Bergedorf . Bille-Bad Das Neue Lichtwark-Heft blickt zurück / Serie, 1. Teil
Die Entwicklung von Körperkult und Hygienebewusstsein der Bergedorfer lässt sich an keinem Ort so gut verfolgen wie am Ufer der Bille gleich oberhalb der Brücke der Ernst-Mantius-Straße: Seit mindestens 130 Jahren liegt dort die einstige städtische Badeanstalt, heute das Bille-Bad.
„Dampfdusche 1,50 Mark“, hat Antje Einicke ihren Beitrag im neuen Lichtwark-Heft (96 Seiten; 7,50 Euro; in allen Bergedorfer Buchhandlungen) des Kultur- & Geschichtskontors überschrieben. Wir stellen das Heft in einer vierteiligen Serie vor. Der Titel nimmt Bezug auf das, was die frühen Badeanstalten wirklich waren: Orte der Körperhygiene, wo je nach Geldbeutel ein- oder zweimal pro Woche ein heißes Bad genommen wurde. Denn gewöhnliche Wohnungen hatten noch bis nach dem Zweiten Weltkrieg selten eigene Badezimmer, geschweige denn fließend warmes Wasser.

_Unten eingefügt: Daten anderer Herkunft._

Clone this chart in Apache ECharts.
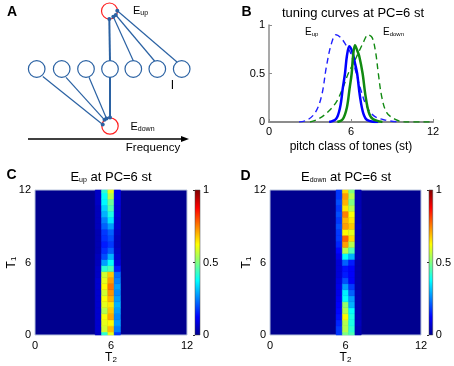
<!DOCTYPE html>
<html>
<head>
<meta charset="utf-8">
<script src="https://cdn.jsdelivr.net/npm/echarts@6/dist/echarts.min.js"></script>
<style>
  html, body { margin: 0; padding: 0; background: #fff; }
  #chart { width: 454px; height: 366px; }
</style>
</head>
<body>
<div id="chart"></div>
<script>
// panel B: tuning curves, [pitch class (st), response]
const upBroad = [[2.2, 0], [2.8, 0.02], [3.4, 0.1], [3.85, 0.27], [4.2, 0.57], [4.55, 0.8], [4.9, 0.9], [5.25, 0.87], [5.6, 0.8], [6.0, 0.7], [6.35, 0.52], [6.7, 0.34], [7.15, 0.16], [7.7, 0.06], [8.5, 0.02], [9.5, 0]]
const downBroad = [[3.0, 0], [3.6, 0.03], [4.2, 0.09], [4.9, 0.2], [5.4, 0.35], [5.8, 0.5], [6.4, 0.67], [6.9, 0.82], [7.25, 0.9], [7.55, 0.87], [7.8, 0.72], [8.0, 0.5], [8.25, 0.26], [8.6, 0.1], [9.2, 0.03], [10, 0], [12, 0]]
const upNarrow = [[4.4, 0], [4.9, 0.03], [5.2, 0.15], [5.4, 0.35], [5.56, 0.5], [5.7, 0.68], [5.88, 0.78], [6.1, 0.72], [6.3, 0.6], [6.45, 0.5], [6.65, 0.27], [6.9, 0.09], [7.2, 0.02], [8, 0]]
const downNarrow = [[5.0, 0], [5.4, 0.03], [5.7, 0.15], [5.9, 0.35], [6.05, 0.5], [6.15, 0.68], [6.29, 0.79], [6.45, 0.74], [6.6, 0.68], [6.85, 0.5], [7.05, 0.28], [7.3, 0.1], [7.6, 0.03], [8.3, 0]]

// panels C/D: rows of T1 (st), one array per T2 column, bottom row first
const t1Rows = [0, 0.5, 1, 1.5, 2, 2.5, 3, 3.5, 4, 4.5, 5, 5.5, 6, 6.5, 7, 7.5, 8, 8.5, 9, 9.5, 10, 10.5, 11, 11.5, 12]
const upPc50 = [0.06, 0.07, 0.07, 0.07, 0.07, 0.07, 0.07, 0.07, 0.07, 0.07, 0.06, 0.06, 0.05, 0.05, 0.04, 0.04, 0.04, 0.04, 0.05, 0.05, 0.05, 0.05, 0.06, 0.06, 0.06]
const upPc55 = [0.42, 0.58, 0.60, 0.62, 0.55, 0.60, 0.62, 0.58, 0.63, 0.60, 0.58, 0.42, 0.28, 0.20, 0.17, 0.15, 0.17, 0.18, 0.22, 0.25, 0.30, 0.33, 0.37, 0.38, 0.42]
const upPc60 = [0.60, 0.69, 0.63, 0.71, 0.68, 0.65, 0.70, 0.73, 0.76, 0.72, 0.68, 0.45, 0.38, 0.30, 0.22, 0.18, 0.20, 0.22, 0.28, 0.35, 0.40, 0.45, 0.48, 0.55, 0.60]
const upPc65 = [0.18, 0.25, 0.28, 0.26, 0.28, 0.30, 0.28, 0.26, 0.28, 0.25, 0.23, 0.15, 0.09, 0.07, 0.06, 0.05, 0.05, 0.06, 0.07, 0.07, 0.08, 0.08, 0.09, 0.10, 0.10]
const downPc55 = [0.18, 0.18, 0.16, 0.14, 0.13, 0.12, 0.11, 0.10, 0.10, 0.09, 0.08, 0.08, 0.08, 0.10, 0.13, 0.16, 0.18, 0.18, 0.20, 0.18, 0.20, 0.18, 0.20, 0.18, 0.18]
const downPc60 = [0.50, 0.55, 0.55, 0.63, 0.55, 0.52, 0.38, 0.36, 0.28, 0.20, 0.15, 0.14, 0.22, 0.38, 0.55, 0.72, 0.78, 0.63, 0.72, 0.70, 0.75, 0.65, 0.70, 0.72, 0.66]
const downPc65 = [0.45, 0.42, 0.40, 0.40, 0.38, 0.30, 0.28, 0.22, 0.18, 0.12, 0.12, 0.12, 0.15, 0.30, 0.45, 0.55, 0.66, 0.60, 0.68, 0.65, 0.62, 0.55, 0.50, 0.55, 0.50]
const downPc70 = [0.04, 0.04, 0.05, 0.04, 0.04, 0.04, 0.04, 0.04, 0.03, 0.03, 0.03, 0.03, 0.03, 0.04, 0.04, 0.04, 0.04, 0.04, 0.05, 0.04, 0.04, 0.04, 0.04, 0.04, 0.04]

const font = 'Liberation Sans'
const jet = ['#00008f', '#0000ff', '#0080ff', '#00ffff', '#80ff80', '#ffff00', '#ff8000', '#ff0000', '#800000']
const jetGradient = {
  type: 'linear', x: 0, y: 1, x2: 0, y2: 0,
  colorStops: jet.map((c, i) => ({ offset: i / (jet.length - 1), color: c }))
}

function cells(pc, values) {
  return values.map((v, i) => [pc, t1Rows[i], v])
}

function renderCell(params, api) {
  const pc = api.value(0)
  const t1 = api.value(1)
  const a = api.coord([pc - 0.25, t1 + 0.25])
  const b = api.coord([pc + 0.25, t1 - 0.25])
  const cs = params.coordSys
  const rect = echarts.graphic.clipRectByRect(
    { x: a[0], y: a[1], width: b[0] - a[0], height: b[1] - a[1] },
    { x: cs.x, y: cs.y, width: cs.width, height: cs.height }
  )
  if (!rect) return
  const c = api.visual('color')
  return { type: 'rect', shape: rect, style: { fill: c, stroke: c, lineWidth: 0.5 } }
}

const sub = {
  e: { fontSize: 13, fontFamily: font, color: '#000', verticalAlign: 'bottom' },
  s: { fontSize: 7, fontFamily: font, color: '#000', verticalAlign: 'bottom' }
}
const tickLabel = { color: '#000', fontSize: 11, fontFamily: font }
const nameRich = {
  t: { fontSize: 12, fontFamily: font, color: '#000', verticalAlign: 'bottom' },
  s: { fontSize: 8, fontFamily: font, color: '#000', verticalAlign: 'bottom' }
}

function heatX(gridIndex) {
  return {
    gridIndex, type: 'value', min: 0, max: 12, interval: 6,
    axisLine: { show: false }, axisTick: { show: false }, splitLine: { show: false },
    axisLabel: Object.assign({ margin: 5 }, tickLabel),
    name: '{t|T}{s|2}', nameLocation: 'middle', nameGap: 17, nameMoveOverlap: false,
    nameTextStyle: { rich: nameRich }
  }
}
function heatY(gridIndex) {
  return {
    gridIndex, type: 'value', min: 0, max: 12, interval: 6,
    axisLine: { show: false }, axisTick: { show: false }, splitLine: { show: false },
    axisLabel: Object.assign({ margin: 4 }, tickLabel),
    name: '{t|T}{s|1}', nameLocation: 'middle', nameGap: 17, nameRotate: 90, nameMoveOverlap: false,
    nameTextStyle: { rich: nameRich }
  }
}
function barY(gridIndex) {
  return {
    gridIndex, type: 'value', min: 0, max: 1, interval: 0.5, position: 'right',
    axisLine: { show: false }, splitLine: { show: false },
    axisTick: { show: true, inside: true, length: 2, lineStyle: { color: '#333', width: 1 } },
    axisLabel: Object.assign({ margin: 3 }, tickLabel)
  }
}

// panel A diagram
const blue = '#2b62a3'
const red = '#ff2020'
const diagram = []
const rowX = [36.7, 61.7, 86, 110, 133.3, 157.3, 181.7]
const downEnds = [[102.7, 124.5], [104.5, 119.8], [106.5, 118.6], [110, 117.6]]
const upEnds = [[109.3, 19], [113.3, 16.7], [115.8, 15], [117.3, 10.8]]
diagram.push({ type: 'line', shape: { x1: 110, y1: 77, x2: 110, y2: 117.6 }, style: { stroke: blue, lineWidth: 2 } })
diagram.push({ type: 'line', shape: { x1: 110, y1: 61, x2: 109.3, y2: 19 }, style: { stroke: blue, lineWidth: 2 } })
const downStarts = [[42.8, 76.5], [66, 77.3], [89, 77.3]]
downStarts.forEach((p, i) => diagram.push({ type: 'line', shape: { x1: p[0], y1: p[1], x2: downEnds[i][0], y2: downEnds[i][1] }, style: { stroke: blue, lineWidth: 1.2 } }))
const upStarts = [[133.3, 60.7], [155, 61.5], [177, 62]]
upStarts.forEach((p, i) => diagram.push({ type: 'line', shape: { x1: p[0], y1: p[1], x2: upEnds[i + 1][0], y2: upEnds[i + 1][1] }, style: { stroke: blue, lineWidth: 1.2 } }))
rowX.forEach(x => diagram.push({ type: 'circle', shape: { cx: x, cy: 69, r: 8.3 }, style: { fill: '#fff', stroke: blue, lineWidth: 1.2 } }))
diagram.push({ type: 'circle', shape: { cx: 109.5, cy: 11, r: 8 }, style: { fill: 'none', stroke: red, lineWidth: 1.2 } })
diagram.push({ type: 'circle', shape: { cx: 110, cy: 126, r: 8.2 }, style: { fill: 'none', stroke: red, lineWidth: 1.2 } })
downEnds.concat(upEnds).forEach(p => diagram.push({ type: 'circle', shape: { cx: p[0], cy: p[1], r: 2 }, style: { fill: blue } }))
diagram.push({ type: 'line', shape: { x1: 28, y1: 139, x2: 183, y2: 139 }, style: { stroke: '#000', lineWidth: 1.5 } })
diagram.push({ type: 'polygon', shape: { points: [[181, 136], [189, 139], [181, 142]] }, style: { fill: '#000' } })

function label(x, y, text, opts) {
  return {
    type: 'text', x, y,
    style: Object.assign({
      text, fill: '#000', font: '12px "Liberation Sans"',
      textAlign: 'center', textVerticalAlign: 'middle', align: 'center', verticalAlign: 'middle'
    }, opts || {})
  }
}
const subRich = (size, color) => ({
  e: { fontSize: size, fontFamily: font, color, verticalAlign: 'bottom' },
  s: { fontSize: Math.round(size * 0.6), fontFamily: font, color, verticalAlign: 'bottom' }
})
const letterFont = 'bold 14px "Liberation Sans"'

const texts = [
  label(12, 12, 'A', { font: letterFont }),
  label(246.5, 12, 'B', { font: letterFont }),
  label(11.5, 175.5, 'C', { font: letterFont }),
  label(245.5, 176, 'D', { font: letterFont }),
  label(133, 11, '{e|E}{s|up}', { textAlign: 'left', align: 'left', rich: subRich(11, '#000') }),
  label(130.5, 127, '{e|E}{s|down}', { textAlign: 'left', align: 'left', rich: subRich(11, '#000') }),
  label(172.5, 86, 'I', { font: '12px "Liberation Sans"' }),
  label(153, 148, 'Frequency', { font: '11.5px "Liberation Sans"' }),
  label(353, 13, 'tuning curves at PC=6 st', { font: '13px "Liberation Sans"' }),
  label(305, 32, '{e|E}{s|up}', { textAlign: 'left', align: 'left', rich: subRich(10, '#0000ff') }),
  label(383, 32, '{e|E}{s|down}', { textAlign: 'left', align: 'left', rich: subRich(10, '#118a11') }),
  label(111, 177, '{e|E}{s|up}{e| at PC=6 st}', { rich: sub }),
  label(346, 177, '{e|E}{s|down}{e| at PC=6 st}', { rich: sub })
]

const chart = echarts.init(document.getElementById('chart'))
chart.setOption({
  animation: false,
  backgroundColor: '#fff',
  grid: [
    { left: 269, top: 25, width: 164, height: 97 },
    { left: 35, top: 190, width: 152, height: 145, show: true, backgroundColor: jet[0], borderColor: '#b8c4dc', borderWidth: 1 },
    { left: 195, top: 190, width: 5, height: 145, show: true, backgroundColor: jetGradient, borderColor: '#444', borderWidth: 0.5 },
    { left: 270, top: 190, width: 151, height: 145, show: true, backgroundColor: jet[0], borderColor: '#b8c4dc', borderWidth: 1 },
    { left: 429, top: 190, width: 5, height: 145, show: true, backgroundColor: jetGradient, borderColor: '#444', borderWidth: 0.5 }
  ],
  xAxis: [
    {
      gridIndex: 0, type: 'value', min: 0, max: 12, interval: 6,
      axisLine: { show: true, lineStyle: { color: '#8c8c8c', width: 2 } },
      axisTick: { show: true, inside: true, length: 3, lineStyle: { color: '#8c8c8c' } },
      splitLine: { show: false },
      axisLabel: Object.assign({ margin: 4 }, tickLabel),
      name: 'pitch class of tones (st)', nameLocation: 'middle', nameGap: 19, nameMoveOverlap: false,
      nameTextStyle: { color: '#000', fontSize: 12, fontFamily: font }
    },
    heatX(1),
    { gridIndex: 2, type: 'value', show: false },
    heatX(3),
    { gridIndex: 4, type: 'value', show: false }
  ],
  yAxis: [
    {
      gridIndex: 0, type: 'value', min: 0, max: 1, interval: 0.5,
      axisLine: { show: true, lineStyle: { color: '#8c8c8c', width: 1.5 } },
      axisTick: { show: true, inside: true, length: 3, lineStyle: { color: '#8c8c8c' } },
      splitLine: { show: false },
      axisLabel: Object.assign({ margin: 4 }, tickLabel)
    },
    heatY(1),
    barY(2),
    heatY(3),
    barY(4)
  ],
  visualMap: [
    { show: false, type: 'continuous', seriesIndex: 4, dimension: 2, min: 0, max: 1, inRange: { color: jet } },
    { show: false, type: 'continuous', seriesIndex: 5, dimension: 2, min: 0, max: 1, inRange: { color: jet } }
  ],
  series: [
    { type: 'line', xAxisIndex: 0, yAxisIndex: 0, data: upBroad, showSymbol: false, smooth: 0.35, lineStyle: { color: '#1f1fff', width: 1.4, type: [6, 4] } },
    { type: 'line', xAxisIndex: 0, yAxisIndex: 0, data: downBroad, showSymbol: false, smooth: 0.35, lineStyle: { color: '#118a11', width: 1.4, type: [6, 4] } },
    { type: 'line', xAxisIndex: 0, yAxisIndex: 0, data: upNarrow, showSymbol: false, smooth: 0.35, lineStyle: { color: '#0000ff', width: 2.5 } },
    { type: 'line', xAxisIndex: 0, yAxisIndex: 0, data: downNarrow, showSymbol: false, smooth: 0.35, lineStyle: { color: '#118a11', width: 2.5 } },
    {
      type: 'custom', xAxisIndex: 1, yAxisIndex: 1, renderItem: renderCell, encode: { x: 0, y: 1 },
      data: [].concat(cells(5.0, upPc50), cells(5.5, upPc55), cells(6.0, upPc60), cells(6.5, upPc65))
    },
    {
      type: 'custom', xAxisIndex: 3, yAxisIndex: 3, renderItem: renderCell, encode: { x: 0, y: 1 },
      data: [].concat(cells(5.5, downPc55), cells(6.0, downPc60), cells(6.5, downPc65), cells(7.0, downPc70))
    }
  ],
  graphic: diagram.concat(texts)
})
</script>
</body>
</html>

Auch das Bille-Bad selbst brauchte bis 1929, bevor es von einem Flussbad mit kleinem Sandstreifen und einigen Umkleidekabinen zur „Kur- und Warmbadeanstalt“ aufstieg. Nun endlich bot es warme Duschen für Kinder und Erwachsene sowie eine Wäscherei mit Mangel- und Trockenraum im Erdgeschoss. Wer baden wollte, fand im Obergeschoss einzelne Kabinen, die, natürlich nach Herren und Damen getrennt, vom zahlreichen Wärterpersonal sauber gehalten wurden.
Alles zusammen galt für das damals noch eigenständige Bergedorf als großer Schritt in den Kreis moderner Städte. Der ganze Stolz war das integrierte „Kurbad“, in dem es diverse Vorrichtungen für Therapien gab. Darunter fanden sich Moor- und Massagebäder, Römische und sogar Radiumbäder, deren leicht radioaktiver Strahlung damals heilende Wirkung zugesprochen wurde. Das Herzstück dieser ersten „Badeanstalt“ steht noch heute – als monumentaler roter Backsteinbau mit Anwaltskanzleien und Arzt-Praxen an der Ecke Reetwerder/Ernst-Mantius-Straße.
Schon 1927 war gleich oberhalb die Bille zur modernen Flussbadeanstalt großzügig bis fast an den Bahndamm verbreitert worden. Zu diesem Komplex gehörten seinerzeit ein breiter Sandstrand, zahllose Umkleidekabinen, die 100 Meter lange Schwimmbahn, der Fünf-Meter-Sprungturm und das bis heute erhaltene Bootshaus am Schillerufer.
Doch die Pflege des Areals war aufwendig, sorgte die durchströmende Bille doch für eine stetige Verschlickung. Das führte 1949/50 sogar zur vorübergehenden Schließung. Es folgten erhebliche Umbauarbeiten, die das Freibad vom Fluss trennten. In den Jahrzehnten des Wirtschaftswunders eroberte dann Bergedorfs Jugend das Bille-Bad für sich. Kaum ein Sommertag verging, an dem die riesige Liegewiese nicht voller Menschen war.
In den 60er-Jahren wurden Teile des alten Kurbades abgerissen, um Platz für Bergedorfs erstes Hallenbad zu schaffen. 1965 eingeweiht, galt es als zeitgemäße Ergänzung des weiterhin sehr beliebten Freibades. Ein Nebeneinander, das bis 2003 Bestand hatte. Dann folgte der Abriss für den 2005 eingeweihten Neubau des heutigen Bades, das mit nur noch ein Drittel der alten Fläche auskommen muss.